Foreign Aid: Reduce it or Scrap it | Callum R. Dann

0.7 per cent of the UK’s gross national income is spent on foreign aid each and every year. Put into perspective that is around £12bn every year and in 2015 it was £12.1bn. And the foreign aid budget has only got bigger over time; in the 80’s it was around £3bn. That £12bn is split into multilateral aid and bilateral aid, 37:63 per cent, with the former going to organisations like the United Nations – majority of which the UK has no control over and will not see where it is spent. Foreign aid promotes the UK as a global-open nation which is friendly and can fix world problems.

Money alone cannot fix problems. That’s a fact.

South Korea is a wonderful example. Post-war, South Korea’s economy was dreadful, they were poorer than Somali Land. How did they rise and become such an international developed country? Through trading and having global outreach. The most effective way for UK to provide ‘aid’ is through trade, tariff free, promoting the free market and giving advice. Sending endless money ensures the country receiving the aid remains in a cycle and the issue – be it poverty or education – remains. The best way to fix the problems of a country, is not through money, but through promotion and fair advice. South Korea proves it has worked.

The UK’s bloated foreign aid budget is not well spent or well maintained.
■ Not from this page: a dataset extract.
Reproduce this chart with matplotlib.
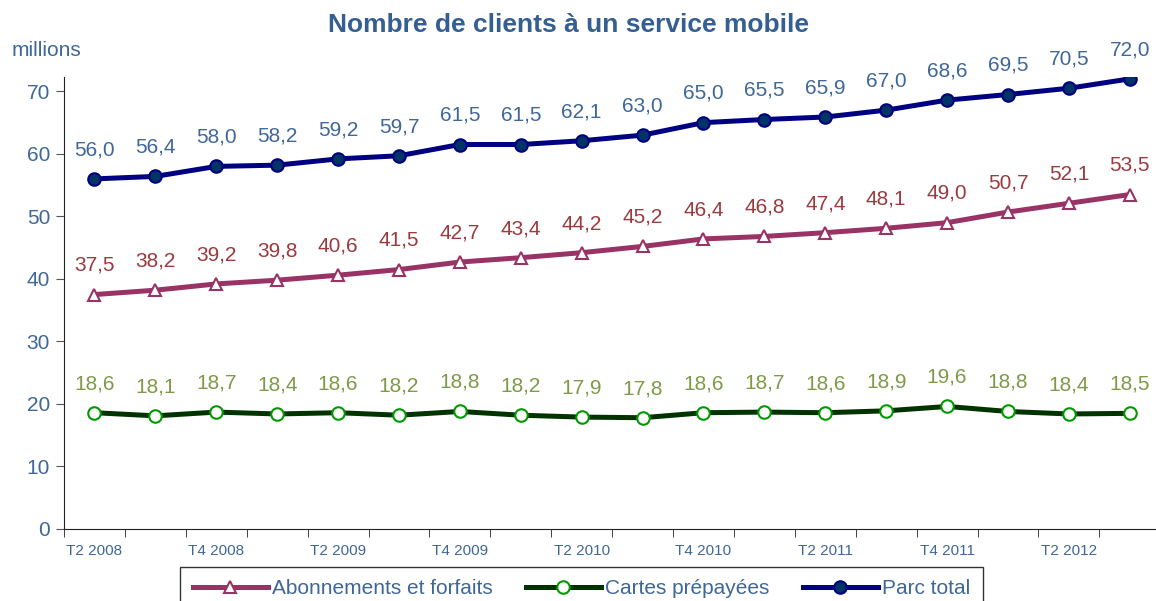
import matplotlib
matplotlib.use("Agg")
import matplotlib.pyplot as plt
import numpy as np

plt.rcParams['font.family'] = ['Liberation Sans', 'DejaVu Sans']

quarters = ["T2 2008", "T3 2008", "T4 2008", "T1 2009", "T2 2009", "T3 2009",
            "T4 2009", "T1 2010", "T2 2010", "T3 2010", "T4 2010", "T1 2011",
            "T2 2011", "T3 2011", "T4 2011", "T1 2012", "T2 2012", "T3 2012"]
abonnements = [37.5, 38.2, 39.2, 39.8, 40.6, 41.5, 42.7, 43.4, 44.2, 45.2,
               46.4, 46.8, 47.4, 48.1, 49.0, 50.7, 52.1, 53.5]
prepayees = [18.6, 18.1, 18.7, 18.4, 18.6, 18.2, 18.8, 18.2, 17.9, 17.8,
             18.6, 18.7, 18.6, 18.9, 19.6, 18.8, 18.4, 18.5]
parc_total = [56.0, 56.4, 58.0, 58.2, 59.2, 59.7, 61.5, 61.5, 62.1, 63.0,
              65.0, 65.5, 65.9, 67.0, 68.6, 69.5, 70.5, 72.0]

text_blue = "#3F6797"

fig = plt.figure(figsize=(11.56, 6.01), dpi=100)
ax = fig.add_axes([64 / 1156, 1 - 529 / 601, 1 - 64 / 1156, (529 - 77) / 601])

x = np.arange(len(quarters))

series = [
    (abonnements, "Abonnements et forfaits", "#993366", "^", "white", "#993366", "#9B3A3F"),
    (prepayees, "Cartes prépayées", "#003300", "o", "white", "#009900", "#7E9A48"),
    (parc_total, "Parc total", "#000080", "o", "#003366", "#000080", "#3F6797"),
]

for vals, name, lc, mk, mfc, mec, tc in series:
    ax.plot(x, vals, color=lc, lw=3.6, marker=mk, markersize=9, markerfacecolor=mfc,
            markeredgecolor=mec, markeredgewidth=1.5, label=name, zorder=3)
    for xi, v in zip(x, vals):
        ax.annotate(f"{v:.1f}".replace(".", ","), (xi, v), xytext=(0, 21),
                    textcoords="offset points", ha="center", va="center",
                    fontsize=15, color=tc)

ax.set_xlim(-0.5, 17.43)
ax.set_ylim(0, 72.3)
ax.set_yticks(np.arange(0, 71, 10))
ax.tick_params(axis='y', labelsize=15, labelcolor=text_blue, direction='out', length=6,
               color="#555555", pad=4)

ax.set_xticks(x[::2])
ax.set_xticklabels(quarters[::2])
ax.set_xticks(np.arange(-0.5, 17.5, 1), minor=True)
ax.tick_params(axis='x', which='major', length=0, labelsize=11, labelcolor=text_blue, pad=11)
ax.tick_params(axis='x', which='minor', length=6, direction='out', color="#222222")

for s in ["top", "right"]:
    ax.spines[s].set_visible(False)
ax.spines["left"].set_color("#222222")
ax.spines["bottom"].set_color("#222222")

fig.text(568 / 1156, 1 - 25 / 601, "Nombre de clients à un service mobile",
         ha="center", va="center", fontsize=19, fontweight="bold", color="#355E91")
fig.text(12 / 1156, 1 - 50 / 601, "millions", ha="left", va="center", fontsize=15, color=text_blue)

# legend box runs past the bottom edge, as in the source
leg = fig.legend(loc="upper left", bbox_to_anchor=(180 / 1156, 1 - 567 / 601), ncol=3,
                 fontsize=15, handlelength=3.6, frameon=True, fancybox=False,
                 edgecolor="black", borderpad=0.6, columnspacing=1.6, handletextpad=0.2,
                 borderaxespad=0)
leg.get_frame().set_linewidth(1.0)
for t in leg.get_texts():
    t.set_color(text_blue)

fig.savefig("out.png", dpi=100)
When you have over £1.2bn going to the most corrupt countries in the world, not direct government-to-government, fears grow that it is being hijacked by terrorist’s organisations or the rich and wealthy. Taking taxpayer’s money and giving it to the rich in another country is theft. Accountability is a must where money and foreign investment is concerned. We, as a country, have no control over finding out where the taxpayer’s money is going.

Of course the UK should maintain an emergency relief fund to retain its status as the best soft power and keep up its influence across the globe. Wasteful spending on Ethiopian Spice Girls is not going to help a poor child in Kenya who cannot access school.

When it comes to health concerns, we can do more in the UK with internal funding than just giving away pots of free money. In the UK we can work on cheaper, more cost effective, vaccines for example, which we could supply people with in foreign countries.

And we mustn’t forget. The UK has its own major issues with health, housing and education. £12bn could do a lot and there is a very valid argument of “charity starts at home”.

Foreign Aid should be reduced, if not scraped. It is good for retaining soft power and influence but it does not face or help any of the issues we proclaim to be addressing. History has proven one thing – British aid is best served through guidance and installation of advisory panels, not endless rotations of money.

Callum R. Dann is a writer for Student Voices.

Foreign Aid: Reduce it or Scrap it | Callum R. Dann Foreign Aid: Reduce it or Scrap it | Callum R. Dann Reviewed by Student Voices on 11:37 Rating: 5

1 comment:

  1. Hi Callum - thank you for this. While I agree there are large problems with the way UKAid is dispersed, it is not true that 'we have no idea where the money is going'. DFID is the most heavily scrutinised department in the government. It accounts for every pound spent, and is routinely investigated by independent watchdogs. A routine search on independent websites can find impressive claims of what DFID aid has achieved. I also do not believe that aid should solely be spent on trade, or in the 'national interest'. Polling finds the majority of Britons support aid on a moral basis - that it is our duty to help those less fortunate than ourselves. There is much to be done to support emergency relief efforts, encourage improved education and healthcare, and support more effective policymaking. This can be done in a way that is effective, and in a way that is accountable to the British public.